## [WHAT IS NEEDED]
Retype every line from the start of the data down to and including the line with "YAxis, CartesianGrid, Legend". Skip the pictures.

## [DATA PROVIDED]

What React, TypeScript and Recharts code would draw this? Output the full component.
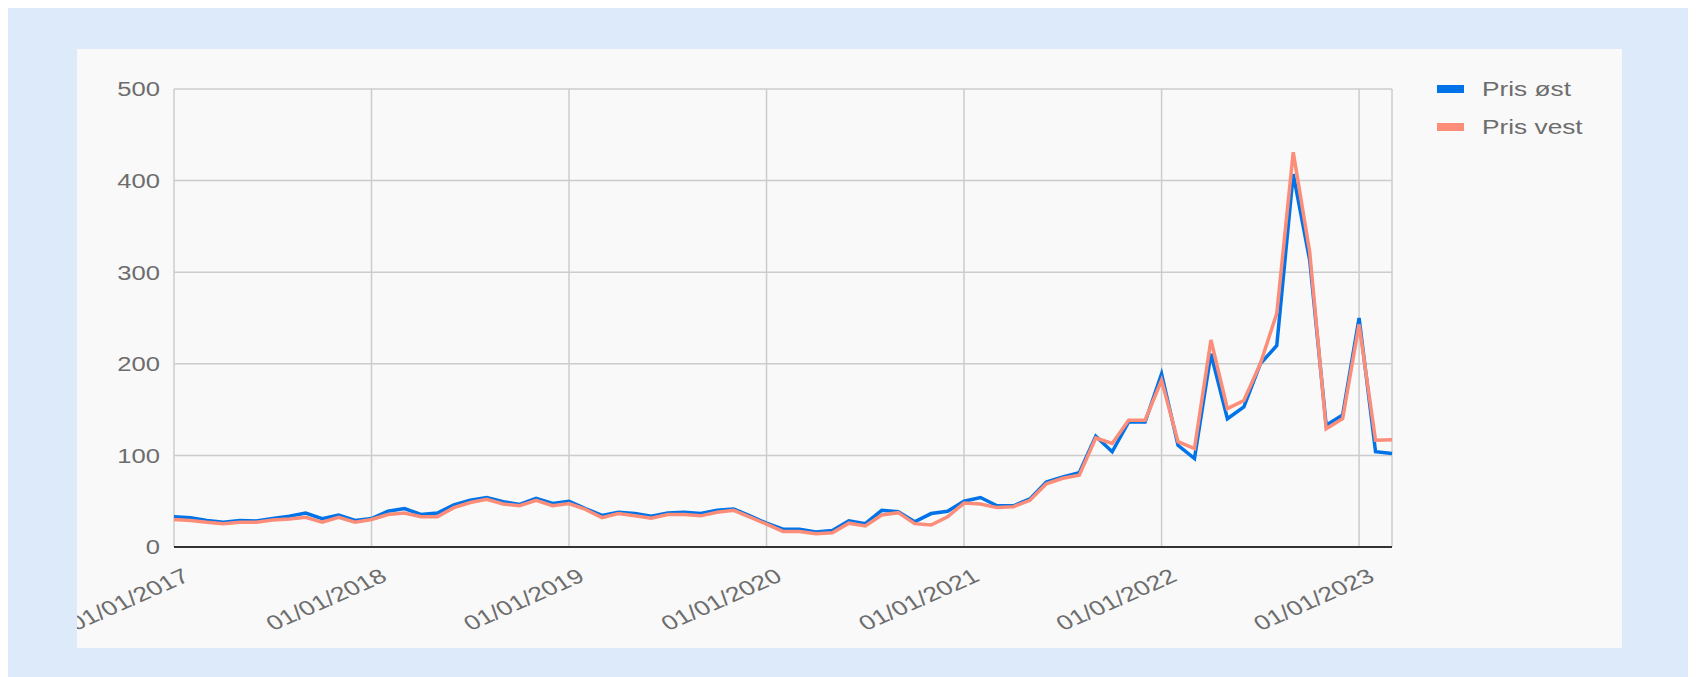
import { LineChart, Line, XAxis, YAxis, CartesianGrid, Legend } from 'recharts'

const months = [
  '2017-01', '2017-02', '2017-03', '2017-04', '2017-05', '2017-06', '2017-07', '2017-08', '2017-09', '2017-10', '2017-11', '2017-12',
  '2018-01', '2018-02', '2018-03', '2018-04', '2018-05', '2018-06', '2018-07', '2018-08', '2018-09', '2018-10', '2018-11', '2018-12',
  '2019-01', '2019-02', '2019-03', '2019-04', '2019-05', '2019-06', '2019-07', '2019-08', '2019-09', '2019-10', '2019-11', '2019-12',
  '2020-01', '2020-02', '2020-03', '2020-04', '2020-05', '2020-06', '2020-07', '2020-08', '2020-09', '2020-10', '2020-11', '2020-12',
  '2021-01', '2021-02', '2021-03', '2021-04', '2021-05', '2021-06', '2021-07', '2021-08', '2021-09', '2021-10', '2021-11', '2021-12',
  '2022-01', '2022-02', '2022-03', '2022-04', '2022-05', '2022-06', '2022-07', '2022-08', '2022-09', '2022-10', '2022-11', '2022-12',
  '2023-01', '2023-02', '2023-03',
]

const prisOst = [
  33, 32, 29, 27, 29, 28.5, 31, 33.5, 37, 31, 35, 29,
  31, 39, 42, 35.5, 37, 46, 51, 54, 49.5, 46.5, 53, 47.5,
  50, 42, 34.5, 38, 36.5, 33.5, 37, 38, 36.5, 40, 41.5, 34,
  26, 19.5, 19.5, 16.5, 18, 28.5, 25.5, 40, 38.5, 27.5, 36.5, 39,
  50, 54, 45, 45, 52.5, 71, 76.5, 81, 121, 104, 136.5, 136.5,
  189, 111, 96.5, 211, 140, 153, 200, 220, 407, 313, 133, 144,
  250, 104, 102,
]

const prisVest = [
  30, 29, 27, 25.5, 27, 27, 29.5, 30.5, 32.5, 27, 32.5, 27,
  30, 35.5, 37, 33, 33, 43, 48.5, 52, 47, 45, 51, 45,
  47.5, 41, 32, 36.5, 34, 31.5, 35.5, 35.5, 34, 38, 40, 32.5,
  25, 17, 17, 14.5, 15.5, 26, 23, 35, 37.5, 25.5, 24, 33,
  48, 47, 43, 44, 51, 69, 75, 78.5, 119, 113, 138.5, 138.5,
  182, 115, 107.5, 226, 151, 160, 200, 255, 431, 322, 129, 140,
  243, 116.5, 117,
]

const xTicks = [0, 12, 24, 36, 48, 60, 72]
const xTickLabels = ['01/01/2017', '01/01/2018', '01/01/2019', '01/01/2020', '01/01/2021', '01/01/2022', '01/01/2023']
const yTicks = [0, 100, 200, 300, 400, 500]

const series = [
  { key: 'ost', name: 'Pris øst', color: '#0073e8' },
  { key: 'vest', name: 'Pris vest', color: '#fb8d79' },
]

const data = months.map((m, i) => ({ idx: i, month: m, ost: prisOst[i], vest: prisVest[i] }))

const font = '"Liberation Sans", Arial, sans-serif'
const textColor = '#6d6d6d'

function XTick({ x, y, payload }: any) {
  const label = xTickLabels[xTicks.indexOf(payload.value)]
  return (
    <g transform={`translate(${x + 17},${y + 33}) scale(1.3,1) rotate(-30)`}>
      <text textAnchor="end" fill={textColor} fontSize={20.5} fontFamily={font}>
        {label}
      </text>
    </g>
  )
}

function YTick({ x, y, payload }: any) {
  return (
    <g transform={`translate(${x - 14},${y}) scale(1.25,1)`}>
      <text textAnchor="end" dy="0.36em" fill={textColor} fontSize={20.5} fontFamily={font}>
        {payload.value}
      </text>
    </g>
  )
}

function LegendContent() {
  return (
    <div style={{ position: 'relative', width: 180, height: 80 }}>
      {series.map((s, i) => (
        <div
          key={s.key}
          style={{ position: 'absolute', left: 0, top: i * 37.5, height: 24, display: 'flex', alignItems: 'center' }}
        >
          <span style={{ display: 'inline-block', width: 27, height: 8, background: s.color }} />
          <span
            style={{
              display: 'inline-block',
              marginLeft: 18,
              fontSize: 21,
              fontFamily: font,
              color: textColor,
              whiteSpace: 'nowrap',
              transform: 'scaleX(1.25)',
              transformOrigin: 'left center',
            }}
          >
            {s.name}
          </span>
        </div>
      ))}
    </div>
  )
}

export default function App() {
  return (
    <div style={{ width: 1680, height: 669, background: '#ddeaf9', position: 'relative' }}>
      <div style={{ position: 'absolute', left: 69, top: 41, width: 1545, height: 599, background: '#f9f9f9' }}>
        <LineChart width={1545} height={599} data={data} margin={{ top: 40, right: 50, bottom: 0, left: 0 }}>
          <CartesianGrid stroke="#cccccc" strokeWidth={1.5} />
          <XAxis
            dataKey="idx"
            type="number"
            domain={[0, 74]}
            ticks={xTicks}
            interval={0}
            tick={<XTick />}
            tickLine={false}
            tickSize={0}
            tickMargin={0}
            height={101}
            axisLine={{ stroke: '#333333', strokeWidth: 2 }}
          />
          <YAxis
            type="number"
            domain={[0, 500]}
            ticks={yTicks}
            interval={0}
            tick={<YTick />}
            tickLine={false}
            tickSize={0}
            tickMargin={0}
            axisLine={false}
            width={97}
          />
          <Legend
            layout="vertical"
            align="right"
            verticalAlign="top"
            content={<LegendContent />}
            wrapperStyle={{ left: 1360, top: 28, right: 'auto', width: 180, height: 80 }}
          />
          {series.map((s) => (
            <Line
              key={s.key}
              type="linear"
              dataKey={s.key}
              name={s.name}
              stroke={s.color}
              strokeWidth={3.5}
              dot={false}
              activeDot={false}
              isAnimationActive={false}
            />
          ))}
        </LineChart>
      </div>
    </div>
  )
}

## [TASK OUTPUT]
What React, TypeScript and Recharts code would draw this? Output the full component.
import { LineChart, Line, XAxis, YAxis, CartesianGrid, Legend } from 'recharts'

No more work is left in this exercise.